In the interview, when asked why the decision to create a really good bicycle infrastructure happened at that time and why in the Netherlands, you, David, told the interviewer that it was mostly luck. I, as a Dutch woman who was around at that time (although I was a mere teenager), would like to throw in my two cents.
Of course, there is always the serendipity factor, but there were more factors at play.
First of all, the economy boomed during the seventies. Everybody's, and I mean EVERY Dutch citizen's, deposable income had, what?, doubled? Tripled? The overal affluence is important because people who are worrying about paying the rent and wether they will still have a job in a few months/years time are not thinking about cycle infrastructure and the betterment of their environment.
Secondly, as has been said, there was the oil-crisis and, although this has not been said, the growing realisation of the importance of environmental problems such as pollution and the depletion of natural resources.

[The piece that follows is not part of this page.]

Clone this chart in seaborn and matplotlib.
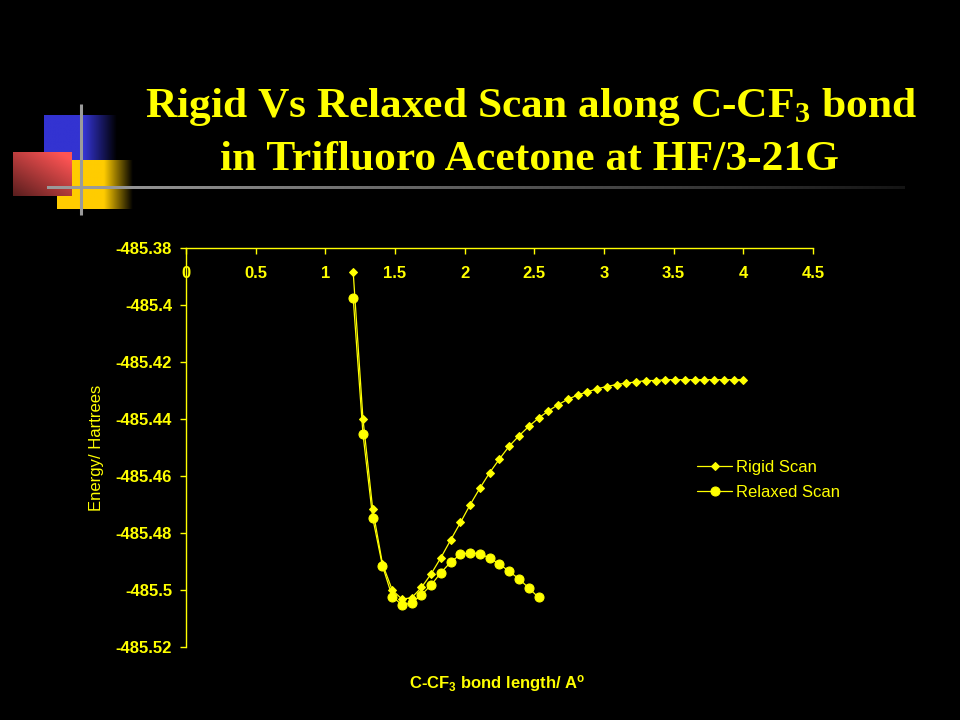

Thirdly, the seventies was the period of the baby-boomers. The people who were born just after WWII. This new generation, growing up in rapid growing affluence, were convinced that the 'old fogeys' had been Doing Everything Wrong and that they Would Do Everything Different (And Therefore Better). The protest 'Stop de Kindermoord' was headed by a 23 year old, and this is no coincidence; the seventies were the years where everything was thought to be debatable, permissable, questioned, and the future seemed bright, because although people worried about the environment, pollution and feeding the growing world population, there was also a huge optimism, the conviction that We Together Can Might Things Right.
And now we come to my fourth, and most important point. Because up to now, you might say, 'So what? These things happened in Britain as well. Maybe slightly different different here and there, but essentially the same thing, right?'
But the one thing that people (including the Dutch themselves) forget is that the Dutch have a history of changing their environment to suit their needs.
Yup, if you ask me, the whole 'pompen of verzuipen' ('pump or drown') legacy played a huge part in the Dutch decision to build cycle infrastructure. The legacy of knowing, deep in your bones, that if there is a problem, we should collectively find a solution for that problem and build it, be it the Afsluitdijk, the Oosterscheldedam or cyclinginfrastructure. The collective bit is important - the Netherlands is an individualistic, capitalistic country, with a history and penchant for collectiveness. In the Netherlands it was never a case of 'all the rich people live on the high ground so if the dikes burst only the poor people drown' either, so they might hate their neighbour, and their neighbour might hate them, but unless they worked together to pump the water out, they both would drown. We don't conciously think about it, but the instinct to find solutions for the common good in ingrained in us from birth.
This is not to say that other countries can't build cyclinginfrastructure, I'm just saying that there IS a reason why the Dutch did what they did when they did it.